Passados mais de 21 anos do fim do conflito armado, Angola enfrenta um cenário desolador: milhares de crianças e adolescentes permanecem sem acesso a educação, saúde e alimentação digna. Este quadro é um reflexo direto da negligência do governo, que ignora a Constituição da República de Angola, que assegura assistência médica e social às crianças. A realidade é cruel, com muitas crianças forçadas a viver em situações extremas de miséria, levando ao aumento alarmante da prostituição infantil, especialmente em Luanda.
Nos últimos sete anos, a prostituição infantil tornou-se uma prática crescente nas áreas urbanas, resultado da pobreza extrema que afeta muitas famílias. As crianças, que antes se dedicavam a pedir esmolas, agora se veem obrigadas a vender seus corpos para sobreviver. Essa transformação é um testemunho da desintegração dos valores familiares e da falta de oportunidades de emprego que antes permitiam uma vida mais digna.
“Hoje, as crianças estão sendo expostas a abusos sexuais e situações degradantes, tudo por causa da ineficácia das políticas do Estado,” afirma Mateus Joaquim, educador infantil. Ele destaca que a simples existência de leis não é suficiente; é necessário implementar ações concretas que abordem a crise e ofereçam alternativas reais para essas crianças.
Os relatos coletados mostram que muitas meninas, algumas com apenas 15 anos, enfrentam a realidade de engravidar precocemente e viver com medo constante de violência. “Quando chego em casa, só quero dormir e comer. O resto é trabalho, não paixão,” compartilha Isabel Domingas, de 16 anos, que vive com seu irmão e se vê sem escolha a não ser entrar nessa vida para sustentar sua família.
A tabela de preços da prostituição infantil revela a brutalidade da situação: serviços que variam de 500 a 8.000 kwanzas, dependendo da prática. Muitas dessas crianças reconhecem os riscos envolvidos, mas a necessidade de sobrevivência fala mais alto.
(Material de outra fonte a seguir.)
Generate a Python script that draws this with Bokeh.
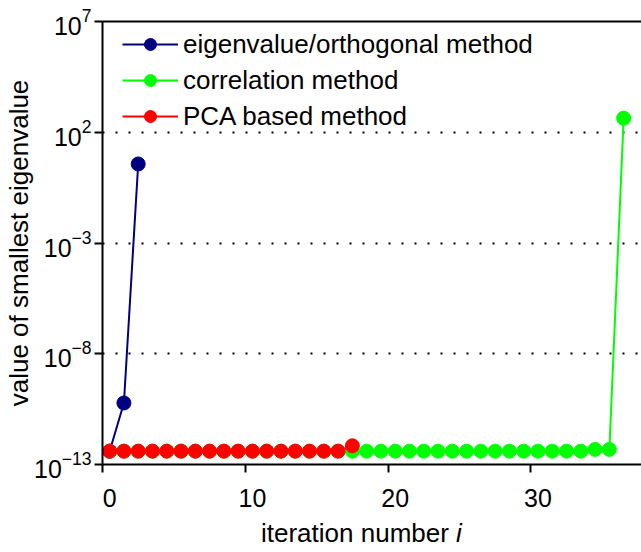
from bokeh.plotting import figure
from bokeh.models import (Range1d, FixedTicker, LinearAxis, Legend, LegendItem,
                          CustomJSTickFormatter, Div)
from bokeh.layouts import column
from bokeh.embed import file_html
from bokeh.resources import INLINE

# ---------------- data ----------------
iter_eig = [0, 1, 2]
val_eig = [4e-13, 6e-11, 3.7]

iter_corr = [0, 1, 2, 3, 4, 5, 6, 7, 8, 9, 10, 11, 12, 13, 14, 15, 16, 17, 18,
             19, 20, 21, 22, 23, 24, 25, 26, 27, 28, 29, 30, 31, 32, 33, 34, 35, 36]
val_corr = [4e-13, 4e-13, 4e-13, 4e-13, 4e-13, 4e-13, 4e-13, 4e-13, 4e-13, 4e-13,
            4e-13, 4e-13, 4e-13, 4e-13, 4e-13, 4e-13, 4e-13, 4e-13, 4e-13, 4e-13,
            4e-13, 4e-13, 4e-13, 4e-13, 4e-13, 4e-13, 4e-13, 4e-13, 4e-13, 4e-13,
            4e-13, 4e-13, 4e-13, 4e-13, 4.8e-13, 4.8e-13, 430.0]

iter_pca = [0, 1, 2, 3, 4, 5, 6, 7, 8, 9, 10, 11, 12, 13, 14, 15, 16, 17]
val_pca = [4e-13, 4e-13, 4e-13, 4e-13, 4e-13, 4e-13, 4e-13, 4e-13, 4e-13,
           4e-13, 4e-13, 4e-13, 4e-13, 4e-13, 4e-13, 4e-13, 4e-13, 7e-13]

series_names = ["eigenvalue/orthogonal method", "correlation method", "PCA based method"]
x_tick_values = [0, 10, 20, 30]
y_tick_values = [1e-13, 1e-8, 1e-3, 1e2, 1e7]
y_grid_values = [1e-8, 1e-3, 1e2]

FONT = "Liberation Sans"

p = figure(width=641, height=520, y_axis_type="log",
           x_range=Range1d(-0.5, 37.25), y_range=Range1d(1e-13, 1e7),
           x_axis_location=None,
           output_backend="svg", toolbar_location=None,
           min_border_left=102, min_border_right=0, min_border_top=21,
           min_border_bottom=56)
p.outline_line_color = None
p.background_fill_color = "white"
p.border_fill_color = "white"
p.xgrid.visible = False

# grid: dotted lines
p.ygrid.ticker = FixedTicker(ticks=y_grid_values, minor_ticks=[])
p.ygrid.grid_line_color = "black"
p.ygrid.grid_line_width = 2
p.ygrid.grid_line_dash = "2 11"

# y axis
ya = p.yaxis[0]
ya.ticker = FixedTicker(ticks=y_tick_values, minor_ticks=[])
ya.axis_line_width = 2
ya.major_tick_line_width = 2
ya.major_tick_out = 8
ya.major_tick_in = 0
ya.minor_tick_out = 0
ya.minor_tick_in = 0
ya.major_label_text_font = FONT
ya.major_label_text_font_size = "25px"
ya.major_label_text_color = "black"
ya.major_label_standoff = 3
ya.axis_label = "value of smallest eigenvalue"
ya.axis_label_text_font = FONT
ya.axis_label_text_font_size = "26px"
ya.axis_label_text_font_style = "normal"
ya.axis_label_text_color = "black"
ya.axis_label_standoff = -3

# x axis: tick marks (between iterations)
xa_ticks = LinearAxis(ticker=FixedTicker(ticks=[t - 0.5 for t in x_tick_values], minor_ticks=[]),
                      formatter=CustomJSTickFormatter(code="return ''"))
xa_ticks.axis_line_width = 2
xa_ticks.major_tick_line_width = 2
xa_ticks.major_tick_out = 8
xa_ticks.major_tick_in = 0
xa_ticks.minor_tick_out = 0
xa_ticks.minor_tick_in = 0
xa_ticks.major_label_text_font_size = "0px"
xa_ticks.major_label_standoff = 0
p.add_layout(xa_ticks, "below")

# x axis: tick labels
xa_labels = LinearAxis(ticker=FixedTicker(ticks=x_tick_values, minor_ticks=[]))
xa_labels.axis_line_color = None
xa_labels.major_tick_line_color = None
xa_labels.major_tick_out = 0
xa_labels.major_tick_in = 0
xa_labels.minor_tick_out = 0
xa_labels.minor_tick_in = 0
xa_labels.major_label_text_font = FONT
xa_labels.major_label_text_font_size = "25px"
xa_labels.major_label_text_color = "black"
xa_labels.major_label_standoff = 16
p.add_layout(xa_labels, "below")

# top frame line
top_axis = LinearAxis(ticker=FixedTicker(ticks=[], minor_ticks=[]))
top_axis.axis_line_width = 2
top_axis.major_tick_out = 0
top_axis.major_tick_in = 0
top_axis.minor_tick_out = 0
top_axis.minor_tick_in = 0
top_axis.major_label_text_font_size = "0px"
top_axis.major_label_standoff = 0
p.add_layout(top_axis, "above")

# series
colors = ["#000080", "#00FF00", "#FF0000"]
xs = [iter_eig, iter_corr, iter_pca]
ys = [val_eig, val_corr, val_pca]
items = []
for name, c, x, y in zip(series_names, colors, xs, ys):
    ln = p.line(x, y, line_color=c, line_width=2)
    sc = p.scatter(x, y, marker="circle", size=14, fill_color=c, line_color=c)
    items.append(LegendItem(label=name, renderers=[ln, sc]))

legend = Legend(items=items, location=(20, 330),
                glyph_width=56, glyph_height=30, label_height=36,
                label_standoff=5, padding=0, spacing=0, margin=0,
                border_line_color=None, background_fill_alpha=0,
                label_text_font=FONT, label_text_font_size="26px",
                label_text_color="black")
p.add_layout(legend)

# x axis title (with italic i) as real HTML text
x_title = Div(text="iteration number <i>i</i>", width=641, height=32, margin=0,
              styles={"font-family": "'Liberation Sans'", "font-size": "26px",
                      "line-height": "26px", "padding-left": "261px",
                      "color": "black", "white-space": "nowrap"})

layout = column(p, x_title, spacing=0)
open("out.html", "w").write(file_html(layout, INLINE))
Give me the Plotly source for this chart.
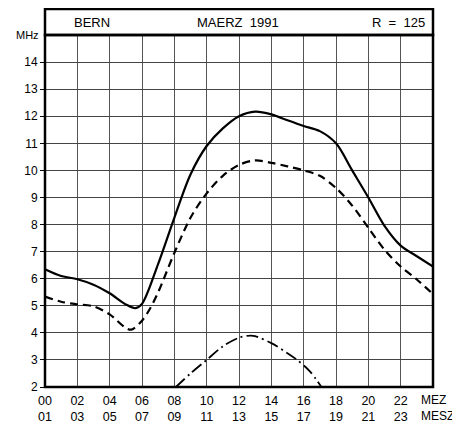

Alegria Samara, de 15 anos, explica que seu trabalho é a única maneira de garantir alimentação e material escolar para seus irmãos.
Ouvindo os moradores de Luanda, a indignação é visível. “Elas estão nas ruas, expostas a tudo, apenas para sobreviver,” diz Fernando Ngola, um munícipe preocupado. A falta de políticas públicas efetivas e de apoio às famílias está criando um ciclo vicioso de pobreza e exploração.
O médico Victorino Eduardo ressalta que, para mudar esse quadro, o governo precisa investir em programas sociais e na criação de instituições voltadas para a proteção dos direitos das crianças. O sociólogo Damião Rodrigues complementa que a falta de acompanhamento familiar e as dificuldades econômicas são fatores cruciais que levam essas meninas a se tornarem vítimas de exploração sexual.
Desde o início da pandemia de COVID-19, a situação se agravou ainda mais, com muitas famílias enfrentando dificuldades extremas. A busca por sobrevivência tem levado jovens e adolescentes a se envolverem com a criminalidade e a prostituição.
Diversas tentativas de contato com o Conselho Nacional de Ação Social (CNAS) para discutir políticas públicas efetivas resultaram em silêncio, evidenciando a falta de compromisso com a proteção das crianças e adolescentes em situação de vulnerabilidade.
A sociedade angolana precisa urgentemente discutir e enfrentar essa crise, que não é apenas uma questão de políticas públicas, mas sim uma questão de direitos humanos. As vozes das crianças e adolescentes devem ser ouvidas, e ações concretas devem ser tomadas para assegurar um futuro melhor para as novas gerações.